BRIEF: Transcribe the whole listing below without changing a word, but leave out every image.

DATA SEGMENT:

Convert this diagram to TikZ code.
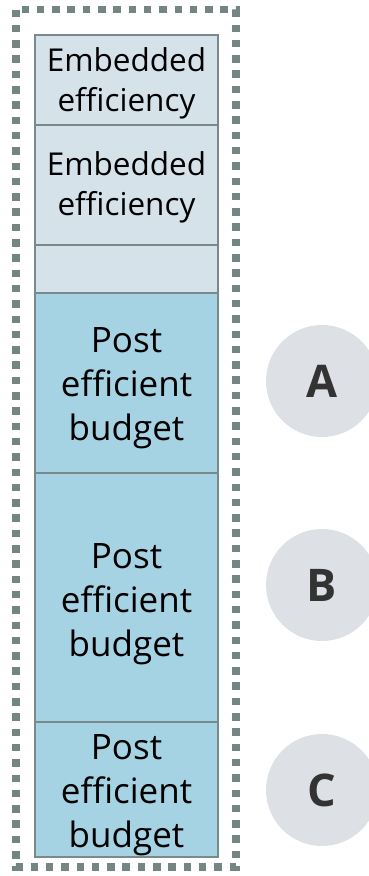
\documentclass[tikz,border=0pt]{standalone}
\usepackage{fontspec}
\setmainfont{Open Sans}
\definecolor{lightfill}{HTML}{D6E2EA}
\definecolor{bluefill}{HTML}{A6D3E3}
\definecolor{boxedge}{HTML}{788A8A}
\definecolor{dashcol}{HTML}{738683}
\definecolor{circfill}{HTML}{DDE1E6}
\definecolor{lettercol}{HTML}{333333}
\tikzset{
  stackbox/.style={draw=boxedge, line width=2pt, minimum width=183pt, inner sep=0pt},
  lightbox/.style={stackbox, fill=lightfill},
  bluebox/.style={stackbox, fill=bluefill},
  lighttext/.style={inner sep=0pt, align=center, text=black, font=\fontsize{31.5}{40}\selectfont},
  bluetext/.style={inner sep=0pt, align=center, text=black, font=\fontsize{35}{44}\selectfont},
  badge/.style={circle, fill=circfill, minimum size=112pt, inner sep=0pt, text=lettercol, font=\fontsize{45}{45}\selectfont\bfseries},
  frame/.style={draw=dashcol, line width=7.5pt, dash pattern=on 7.5pt off 7.8pt}
}
\begin{document}
\begin{tikzpicture}[x=1pt,y=-1pt]
\useasboundingbox (0,0) rectangle (369,876);
\clip (0,0) rectangle (369,876);
\draw[frame] (16,9.5) rectangle (236,867);
\node[lightbox, minimum height=90pt] (e1) at (126.5,80) {};
\node[lighttext] (t1) at (126.5,83) {Embedded\\efficiency};
\node[lightbox, minimum height=120pt] (e2) at (126.5,185) {};
\node[lighttext] (t2) at (126.5,187) {Embedded\\efficiency};
\node[lightbox, minimum height=48pt] (e3) at (126.5,269) {};
\node[bluebox, minimum height=180pt] (p1) at (126.5,383) {};
\node[bluetext] (t4) at (126.5,388) {Post\\efficient\\budget};
\node[bluebox, minimum height=249pt] (p2) at (126.5,597.5) {};
\node[bluetext] (t5) at (126.5,604) {Post\\efficient\\budget};
\node[bluebox, minimum height=135pt] (p3) at (126.5,789.5) {};
\node[bluetext] (t6) at (126.5,795) {Post\\efficient\\budget};
\node[badge] (a) at (322,381) {A};
\node[badge] (b) at (322,585) {B};
\node[badge] (c) at (322,790) {C};
\end{tikzpicture}
\end{document}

FINAL RESULT:
Convert this diagram to TikZ code.
\documentclass[tikz,border=0pt]{standalone}
\usepackage{fontspec}
\setmainfont{Open Sans}
\definecolor{lightfill}{HTML}{D6E2EA}
\definecolor{bluefill}{HTML}{A6D3E3}
\definecolor{boxedge}{HTML}{788A8A}
\definecolor{dashcol}{HTML}{738683}
\definecolor{circfill}{HTML}{DDE1E6}
\definecolor{lettercol}{HTML}{333333}
\tikzset{
  stackbox/.style={draw=boxedge, line width=2pt, minimum width=183pt, inner sep=0pt},
  lightbox/.style={stackbox, fill=lightfill},
  bluebox/.style={stackbox, fill=bluefill},
  lighttext/.style={inner sep=0pt, align=center, text=black, font=\fontsize{31.5}{40}\selectfont},
  bluetext/.style={inner sep=0pt, align=center, text=black, font=\fontsize{35}{44}\selectfont},
  badge/.style={circle, fill=circfill, minimum size=112pt, inner sep=0pt, text=lettercol, font=\fontsize{45}{45}\selectfont\bfseries},
  frame/.style={draw=dashcol, line width=7.5pt, dash pattern=on 7.5pt off 7.8pt}
}
\begin{document}
\begin{tikzpicture}[x=1pt,y=-1pt]
\useasboundingbox (0,0) rectangle (369,876);
\clip (0,0) rectangle (369,876);
\draw[frame] (16,9.5) rectangle (236,867);
\node[lightbox, minimum height=90pt] (e1) at (126.5,80) {};
\node[lighttext] (t1) at (126.5,83) {Embedded\\efficiency};
\node[lightbox, minimum height=120pt] (e2) at (126.5,185) {};
\node[lighttext] (t2) at (126.5,187) {Embedded\\efficiency};
\node[lightbox, minimum height=48pt] (e3) at (126.5,269) {};
\node[bluebox, minimum height=180pt] (p1) at (126.5,383) {};
\node[bluetext] (t4) at (126.5,388) {Post\\efficient\\budget};
\node[bluebox, minimum height=249pt] (p2) at (126.5,597.5) {};
\node[bluetext] (t5) at (126.5,604) {Post\\efficient\\budget};
\node[bluebox, minimum height=135pt] (p3) at (126.5,789.5) {};
\node[bluetext] (t6) at (126.5,795) {Post\\efficient\\budget};
\node[badge] (a) at (322,381) {A};
\node[badge] (b) at (322,585) {B};
\node[badge] (c) at (322,790) {C};
\end{tikzpicture}
\end{document}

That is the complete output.